Nick Hearn, Head Teacher at Broughton Fields Primary School commented:
‘All of us at Broughton Fields Primary School are determined to raise the aspirations of our childrn, and to help them believe that all of life’s opportunities are attainable to them, if they have the right attitude, drive and determination to succeed. For many children, a career in engineering would seem to be out of their reach. Working with a forward-thinking organisation such as Primary Futures helps us to challenge that unbelief, and will hopefully inspire our children to have ambitions way beyond what they thought they could possibly achieve.’
We were also delighted to be joined by Stephen Metcalfe MP, HM Government Envoy for the Year of Engineering, at the event. Stephen commented:
“Showing young people from all backgrounds what they could achieve as engineers is at the heart of the Year of Engineering, so it’s fantastic to see Primary Futures joining forces with inspiring role models to bring this to life for children. Engineers create, innovate and shape the world around us, but too many young people are in the dark about careers in the industry. By creating opportunities to meet real engineers from exciting organisations like Aston Martin, Brompton Bicycle and the RAF, initiatives like this are a vital way of helping children discover the amazing places their curiosity and imagination could take them.”
A huge thanks to all the volunteers from Aston Martin, Brompton Bicycle and the RAF:
|Bal||Choda||Lead Engineer – Advanced Manufacturing Engineering||Aston Martin|
|Charlotte||Hine||EA to CEO||Brompton|
|Eleanor||Sherwen||Brompton Electric – Senior Design Engineer||Brompton|
|Jack||Shuttleworth||Design Test Technician||Brompton|
|Joel||Natale||Head of Product Management||Brompton|
|Joel||Babu||Project Co-ordinator – Global Government & External Affairs||Aston Martin|
|Katharine||Pratt||Receptionist and Office Coordinator||Brompton|
|Mark||Trinder||Technical Trainer||Aston Martin|
|Patricia||Merritt||Apprentice Trainer||Aston Martin|
|Stephen||Metcalfe||MP for South Basildon and East Thurrock||Year of Engineering|
‘Too often people forget that we still make things in the UK, not least the next generation. If we are going to flourish as an innovative, manufacturing nation then we must inspire those in our schools, wondering where their lives will take them and let them know what fun it is to create something through engineering. So with two other iconic British brands Aston Martin and the RAF we are supporting ‘Primary Futures’ a charity that brings people from the world of work into Primary Schools to inspire the next generation’.

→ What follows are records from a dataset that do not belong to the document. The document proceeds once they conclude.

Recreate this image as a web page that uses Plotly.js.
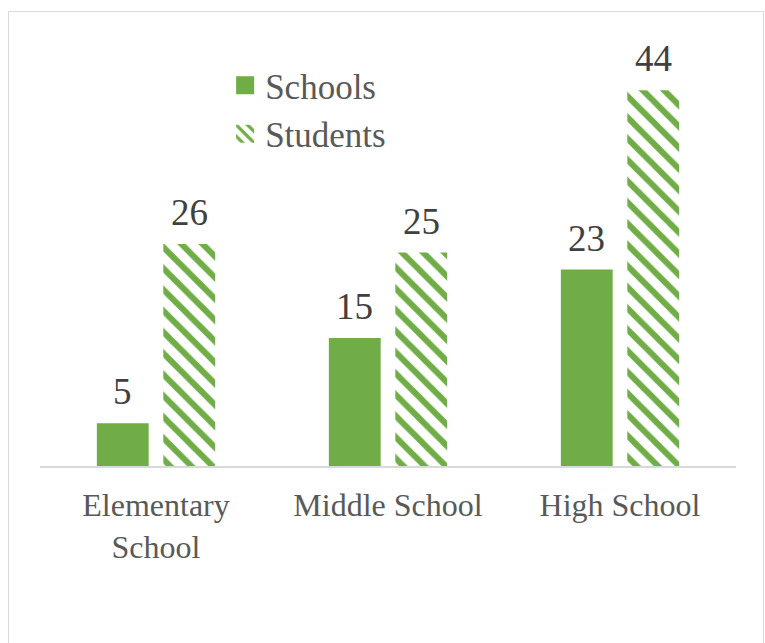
<!DOCTYPE html>
<html>
<head>
<meta charset="utf-8">
<script src="https://cdn.plot.ly/plotly-3.0.1.min.js"></script>
<style>
html,body{margin:0;padding:0;background:#fff;overflow:hidden;}
#wrap{position:relative;width:765px;height:643px;overflow:hidden;}
#chart{width:765px;height:643px;}
#frame{position:absolute;left:8px;top:11px;width:754px;height:700px;border:1px solid #d9d9d9;pointer-events:none;}
</style>
</head>
<body>
<div id="wrap">
<div id="chart"></div>
<div id="frame"></div>
</div>
<script>
const categories = ["Elementary<br>School", "Middle School", "High School"];
const schools = [5, 15, 23];
const students = [26, 25, 44];
const seriesNames = ["Schools", "Students"];

const green = "#70AD47";

const traces = [
  {
    type: "bar", name: seriesNames[0], x: categories, y: schools,
    marker: {color: green},
    legendgroup: "a"
  },
  {
    type: "bar", name: seriesNames[1], x: categories, y: students,
    marker: {color: "#ffffff",
      pattern: {shape: "\\", fgcolor: green, bgcolor: "#ffffff", size: 15, solidity: 0.4}},
    legendgroup: "b"
  }
];

const slotShift = 33.25;
const annotations = [];
[schools, students].forEach((vals, si) => {
  vals.forEach((v, i) => {
    annotations.push({
      x: categories[i], y: v, xref: "x", yref: "y",
      text: String(v), showarrow: false,
      xshift: si === 0 ? -slotShift : slotShift,
      yanchor: "bottom", yshift: 9,
      font: {family: "Times New Roman", size: 37, color: "#404040"}
    });
  });
});

const layout = {
  width: 765, height: 643,
  margin: {l: 40, r: 29, t: 39, b: 177},
  font: {family: "Times New Roman", color: "#595959"},
  barmode: "group", bargap: 0.427, bargroupgap: 0.22,
  showlegend: true,
  legend: {x: 0.266, y: 0.96, xanchor: "left", yanchor: "top",
    font: {family: "Times New Roman", size: 35, color: "#595959"},
    tracegroupgap: 13, traceorder: "normal"},
  xaxis: {type: "category", showline: true, linecolor: "#d9d9d9", linewidth: 1.5,
    ticks: "outside", ticklen: 10, tickcolor: "rgba(0,0,0,0)", showgrid: false, zeroline: false,
    tickfont: {family: "Times New Roman", size: 32, color: "#595959"}},
  yaxis: {range: [0, 50], visible: false, showgrid: false, zeroline: false},
  annotations: annotations
};

Plotly.newPlot("chart", traces, layout, {displayModeBar: false, staticPlot: true}).then(gd => {
  gd.querySelectorAll(".legend .legendpoints path").forEach(p => {
    p.setAttribute("d", "M9,9H-9V-9H9Z");
  });
});
</script>
</body>
</html>
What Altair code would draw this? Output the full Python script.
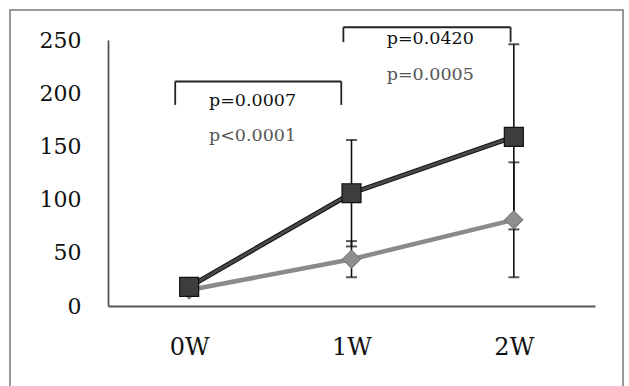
import altair as alt
import pandas as pd

# ---- data ----
weeks = ["0W", "1W", "2W"]
xpos = [0, 1, 2]

dark_mean = [18, 106, 159]
dark_lo = [14, 56, 72]
dark_hi = [22, 156, 246]

gray_mean = [15, 44, 81]
gray_lo = [12, 27, 27]
gray_hi = [18, 61, 135]

# brackets: left x, right x, top y, bottom y (data units)
br_left = [-0.086, 0.95]
br_right = [0.937, 1.98]
br_top = [211, 262]
br_bottom = [189, 248]

# annotation texts
ann_text = ["p=0.0007", "p<0.0001", "p=0.0420", "p=0.0005"]
ann_x = [0.39, 0.39, 1.485, 1.485]
ann_y = [193, 160, 251, 217]
ann_kind = ["main", "sub", "main", "sub"]

FONT = "DejaVu Serif"

series = pd.DataFrame({
    "x": xpos * 2,
    "week": weeks * 2,
    "mean": dark_mean + gray_mean,
    "lo": dark_lo + gray_lo,
    "hi": dark_hi + gray_hi,
    "grp": ["A"] * 3 + ["B"] * 3,
})
dark = series[series.grp == "A"]
gray = series[series.grp == "B"]

segs = []
for l, r, t, b in zip(br_left, br_right, br_top, br_bottom):
    segs.append({"x": l, "x2": l, "y": b, "y2": t})
    segs.append({"x": l, "x2": r, "y": t, "y2": t})
    segs.append({"x": r, "x2": r, "y": b, "y2": t})
segs = pd.DataFrame(segs)

ann = pd.DataFrame({"text": ann_text, "x": ann_x, "y": ann_y, "kind": ann_kind})

label_expr = "[" + ",".join(f"'{w}'" for w in weeks) + "][datum.value]"

xs = alt.Scale(domain=[-0.5, 2.5], nice=False, zero=False)
ys = alt.Scale(domain=[0, 250], nice=False)

xaxis = alt.Axis(values=xpos, labelExpr=label_expr, ticks=False, grid=False,
                 title=None, labelFont=FONT, labelFontSize=24, labelColor="#111",
                 labelPadding=29, domainColor="#555", domainWidth=1.8)
yaxis = alt.Axis(values=[0, 50, 100, 150, 200, 250], ticks=False, grid=False,
                 title=None, labelFont=FONT, labelFontSize=22, labelColor="#111",
                 labelPadding=27, domainColor="#555", domainWidth=1.8)

base_x = alt.X("x:Q", scale=xs, axis=xaxis)
base_y = alt.Y("mean:Q", scale=ys, axis=yaxis)

frame = alt.Chart(pd.DataFrame({"d": [0]})).mark_rect(
    fill="transparent", stroke="#777", strokeWidth=1.5
).encode(x=alt.value(-98), x2=alt.value(515), y=alt.value(-30), y2=alt.value(370))

err_rule = alt.Chart(series).mark_rule(color="#111", strokeWidth=1.6).encode(
    x=base_x, y=alt.Y("lo:Q", scale=ys, axis=yaxis), y2="hi:Q")
cap_lo = alt.Chart(series).mark_tick(color="#111", size=11, thickness=2, orient="horizontal").encode(
    x=base_x, y=alt.Y("lo:Q", scale=ys, axis=yaxis))
cap_hi = alt.Chart(series).mark_tick(color="#111", size=11, thickness=2, orient="horizontal").encode(
    x=base_x, y=alt.Y("hi:Q", scale=ys, axis=yaxis))

gray_line = alt.Chart(gray).mark_line(color="#8a8a8a", strokeWidth=4.5).encode(x=base_x, y=base_y)
dark_line_bg = alt.Chart(dark).mark_line(color="#1a1a1a", strokeWidth=5).encode(x=base_x, y=base_y)
dark_line = alt.Chart(dark).mark_line(color="#4a4a4a", strokeWidth=2.5).encode(x=base_x, y=base_y)

gray_pts = alt.Chart(gray).mark_point(shape="diamond", filled=True, fill="#8e8e8e",
                                      stroke="#6e6e6e", strokeWidth=1, opacity=1,
                                      size=340).encode(x=base_x, y=base_y)
dark_pts = alt.Chart(dark).mark_point(shape="square", filled=True, fill="#3d3d3d",
                                      stroke="#111", strokeWidth=1.2, opacity=1,
                                      size=360).encode(x=base_x, y=base_y)

brackets = alt.Chart(segs).mark_rule(color="#222", strokeWidth=1.8).encode(
    x=alt.X("x:Q", scale=xs, axis=xaxis), x2="x2:Q",
    y=alt.Y("y:Q", scale=ys, axis=yaxis), y2="y2:Q")

texts = alt.Chart(ann).mark_text(font=FONT, fontSize=17.5, align="center", baseline="middle").encode(
    x=alt.X("x:Q", scale=xs, axis=xaxis),
    y=alt.Y("y:Q", scale=ys, axis=yaxis),
    text="text:N",
    color=alt.Color("kind:N", scale=alt.Scale(domain=["main", "sub"], range=["#111", "#555"]), legend=None),
)

chart = alt.layer(
    frame, err_rule, cap_lo, cap_hi, gray_line, dark_line_bg, dark_line,
    gray_pts, dark_pts, brackets, texts
).properties(
    width=487, height=266,
    autosize=alt.AutoSizeParams(type="none"),
    padding={"left": 108, "top": 40, "right": 34, "bottom": 80},
    background="white",
).configure_view(stroke=None)

chart.save("out.html", embed_options={"renderer": "svg", "actions": False})
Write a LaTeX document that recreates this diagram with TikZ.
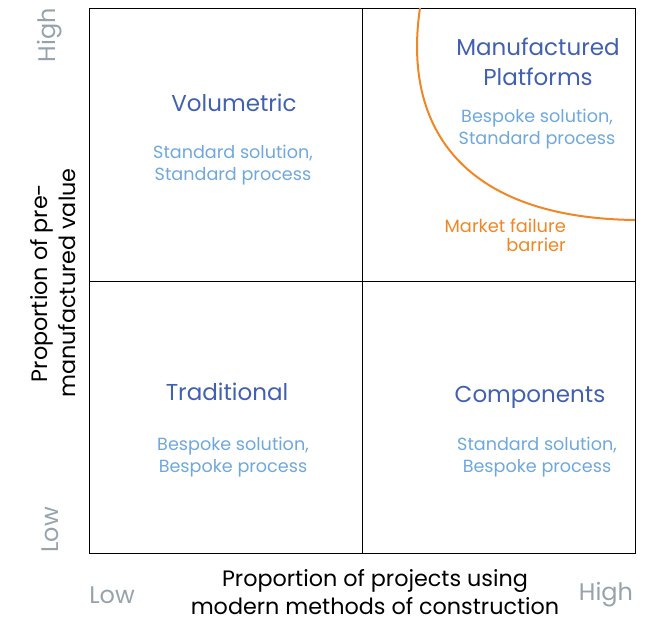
\documentclass[tikz,border=0pt]{standalone}
\usepackage{fontspec}
\setmainfont{Poppins}
\usepackage{tikz}
\definecolor{titleblue}{RGB}{66,96,176}
\definecolor{subblue}{RGB}{111,168,220}
\definecolor{barrierorange}{RGB}{240,134,36}
\definecolor{axisgray}{RGB}{150,162,172}
\tikzset{
  quadtitle/.style={text=titleblue, font=\fontsize{23}{30}\selectfont, align=center, inner sep=0pt},
  quadsub/.style={text=subblue, font=\fontsize{17.6}{22.5}\selectfont, align=center, inner sep=0pt},
  axislabel/.style={text=black, font=\fontsize{22.3}{28}\selectfont, align=center, inner sep=0pt},
  levellabel/.style={text=axisgray, font=\fontsize{24}{26}\selectfont, inner sep=0pt},
}
\begin{document}
\begin{tikzpicture}[x=1pt,y=-1pt]
\useasboundingbox (0,0) rectangle (648,622);
\def\xl{89}  \def\xm{362} \def\xr{635}
\def\yt{8}   \def\ym{281} \def\yb{553}
  % Frame and quadrant lines
  \draw[line width=1pt] (\xl,\yt) rectangle (\xr,\yb);
  \draw[line width=1pt] (\xm,\yt) -- (\xm,\yb);
  \draw[line width=1pt] (\xl,\ym) -- (\xr,\ym);

  % Market failure barrier
  \coordinate (barriertop) at (420,\yt);
  \coordinate (barrierend) at (\xr,220);
  \draw[barrierorange, line width=2pt] (barriertop) .. controls (402,130) and (465,218) .. (barrierend);
  \node[text=barrierorange, font=\fontsize{17.8}{19}\selectfont, align=right, inner sep=0pt, anchor=north east] (barrier) at (566,219) {Market failure\\barrier};

  % Quadrants
  \node[quadtitle] (volumetric) at (234,103) {Volumetric};
  \node[quadsub]   (volumetricsub) at (233,165) {Standard solution,\\Standard process};

  \node[quadtitle] (platforms) at (538,62) {Manufactured\\Platforms};
  \node[quadsub]   (platformssub) at (537,129) {Bespoke solution,\\Standard process};

  \node[quadtitle] (traditional) at (227,392) {Traditional};
  \node[quadsub]   (traditionalsub) at (233,457) {Bespoke solution,\\Bespoke process};

  \node[quadtitle] (components) at (530,397) {Components};
  \node[quadsub]   (componentssub) at (537,457) {Standard solution,\\Bespoke process};

  % Axes
  \node[axislabel] (xaxis) at (375,592) {Proportion of projects using\\modern methods of construction};
  \node[axislabel, rotate=90] (yaxis) at (53,283) {Proportion of pre-\\manufactured value};

  \node[levellabel] (xlow)  at (112,595) {Low};
  \node[levellabel] (xhigh) at (606,595) {High};
  \node[levellabel, rotate=90] (ylow)  at (50,530) {Low};
  \node[levellabel, rotate=90] (yhigh) at (50,35) {High};
\end{tikzpicture}
\end{document}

Will Butler-Adams OBE CEng Chief Executive Officer, Brompton Bicycle
‘The car industry has flourished in the UK, particularly in the luxury market British brands are especially strong. Our future success is dependent on getting talented young people interested in careers in engineering. We are proud to join Brompton Bicycles and the Royal Airforce as we motivate young people to look at what great British institutions can offer in terms of a career path’.
Michael Kerr, VP and Chief HR Officer, Aston Martin Lagonda
‘The Royal Air Force has a rich engineering history which is alive today supporting air capability around the world. As we look to develop the next generation of equipment, it is vital that we invest in our future engineers to help cultivate the skills and mind-set we and wider industry are looking for. ‘Primary Futures’ does exactly that: it captures the imagination of our young girls and boys and shows them the wealth of opportunities available. We are delighted to support this worthwhile charity’.
Air Vice-Marshal (Ret’d) Elaine West CBE RAF
Nearly 3,500 primary schools across the country have signed up to Primary Futures which is run by the charity Education and Employers in partnership with the National Association of Head Teachers. It enables primary schools to connect with 45,000 volunteers from the world of work who inspire and motivate them to consider taking a path that they may not have thought possible because of preconceived assumptions shaped by their gender, ethnicity or social class. Education and Employer’s Drawing the Future Report published earlier this year showed that children’s aspirations are often limited by what they see around them and who they know. Meeting workplace volunteers doing a wide range of jobs is a vital way to challenge these assumptions, get them thinking more broadly about what they could do in the future and make the link between what they learn at school and future jobs.